>> Begin

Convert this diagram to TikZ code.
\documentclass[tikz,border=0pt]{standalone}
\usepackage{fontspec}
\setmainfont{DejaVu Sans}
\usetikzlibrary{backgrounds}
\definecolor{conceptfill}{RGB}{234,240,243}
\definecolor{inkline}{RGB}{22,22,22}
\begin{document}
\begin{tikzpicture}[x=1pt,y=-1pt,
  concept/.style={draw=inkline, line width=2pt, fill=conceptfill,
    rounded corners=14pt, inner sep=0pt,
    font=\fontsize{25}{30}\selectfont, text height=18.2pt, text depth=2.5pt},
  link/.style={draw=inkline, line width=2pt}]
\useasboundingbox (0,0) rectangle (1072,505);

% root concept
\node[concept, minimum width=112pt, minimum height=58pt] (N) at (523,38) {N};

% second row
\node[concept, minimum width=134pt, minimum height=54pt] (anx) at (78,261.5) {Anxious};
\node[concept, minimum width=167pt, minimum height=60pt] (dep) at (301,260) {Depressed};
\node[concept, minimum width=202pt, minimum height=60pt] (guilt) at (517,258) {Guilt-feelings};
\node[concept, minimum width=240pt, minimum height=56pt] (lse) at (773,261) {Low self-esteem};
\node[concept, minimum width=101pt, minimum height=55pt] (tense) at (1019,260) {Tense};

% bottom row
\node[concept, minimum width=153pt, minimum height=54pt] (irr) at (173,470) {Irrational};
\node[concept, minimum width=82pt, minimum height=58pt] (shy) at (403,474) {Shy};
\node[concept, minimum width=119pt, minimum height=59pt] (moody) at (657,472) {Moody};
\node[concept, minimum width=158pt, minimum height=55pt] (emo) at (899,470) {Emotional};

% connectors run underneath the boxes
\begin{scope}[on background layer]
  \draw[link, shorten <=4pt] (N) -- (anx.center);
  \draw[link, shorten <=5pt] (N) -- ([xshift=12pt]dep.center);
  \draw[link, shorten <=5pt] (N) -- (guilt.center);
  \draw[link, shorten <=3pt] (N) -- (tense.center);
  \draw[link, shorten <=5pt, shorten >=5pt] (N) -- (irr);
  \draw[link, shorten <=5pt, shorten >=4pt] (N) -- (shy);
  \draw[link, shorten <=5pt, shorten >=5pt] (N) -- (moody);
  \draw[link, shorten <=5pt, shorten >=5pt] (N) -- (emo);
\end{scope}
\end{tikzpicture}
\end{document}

>> End

§ What to produce: All of the data shown above must be copied exactly.

§ Exercise response:
Convert this diagram to TikZ code.
\documentclass[tikz,border=0pt]{standalone}
\usepackage{fontspec}
\setmainfont{DejaVu Sans}
\usetikzlibrary{backgrounds}
\definecolor{conceptfill}{RGB}{234,240,243}
\definecolor{inkline}{RGB}{22,22,22}
\begin{document}
\begin{tikzpicture}[x=1pt,y=-1pt,
  concept/.style={draw=inkline, line width=2pt, fill=conceptfill,
    rounded corners=14pt, inner sep=0pt,
    font=\fontsize{25}{30}\selectfont, text height=18.2pt, text depth=2.5pt},
  link/.style={draw=inkline, line width=2pt}]
\useasboundingbox (0,0) rectangle (1072,505);

% root concept
\node[concept, minimum width=112pt, minimum height=58pt] (N) at (523,38) {N};

% second row
\node[concept, minimum width=134pt, minimum height=54pt] (anx) at (78,261.5) {Anxious};
\node[concept, minimum width=167pt, minimum height=60pt] (dep) at (301,260) {Depressed};
\node[concept, minimum width=202pt, minimum height=60pt] (guilt) at (517,258) {Guilt-feelings};
\node[concept, minimum width=240pt, minimum height=56pt] (lse) at (773,261) {Low self-esteem};
\node[concept, minimum width=101pt, minimum height=55pt] (tense) at (1019,260) {Tense};

% bottom row
\node[concept, minimum width=153pt, minimum height=54pt] (irr) at (173,470) {Irrational};
\node[concept, minimum width=82pt, minimum height=58pt] (shy) at (403,474) {Shy};
\node[concept, minimum width=119pt, minimum height=59pt] (moody) at (657,472) {Moody};
\node[concept, minimum width=158pt, minimum height=55pt] (emo) at (899,470) {Emotional};

% connectors run underneath the boxes
\begin{scope}[on background layer]
  \draw[link, shorten <=4pt] (N) -- (anx.center);
  \draw[link, shorten <=5pt] (N) -- ([xshift=12pt]dep.center);
  \draw[link, shorten <=5pt] (N) -- (guilt.center);
  \draw[link, shorten <=3pt] (N) -- (tense.center);
  \draw[link, shorten <=5pt, shorten >=5pt] (N) -- (irr);
  \draw[link, shorten <=5pt, shorten >=4pt] (N) -- (shy);
  \draw[link, shorten <=5pt, shorten >=5pt] (N) -- (moody);
  \draw[link, shorten <=5pt, shorten >=5pt] (N) -- (emo);
\end{scope}
\end{tikzpicture}
\end{document}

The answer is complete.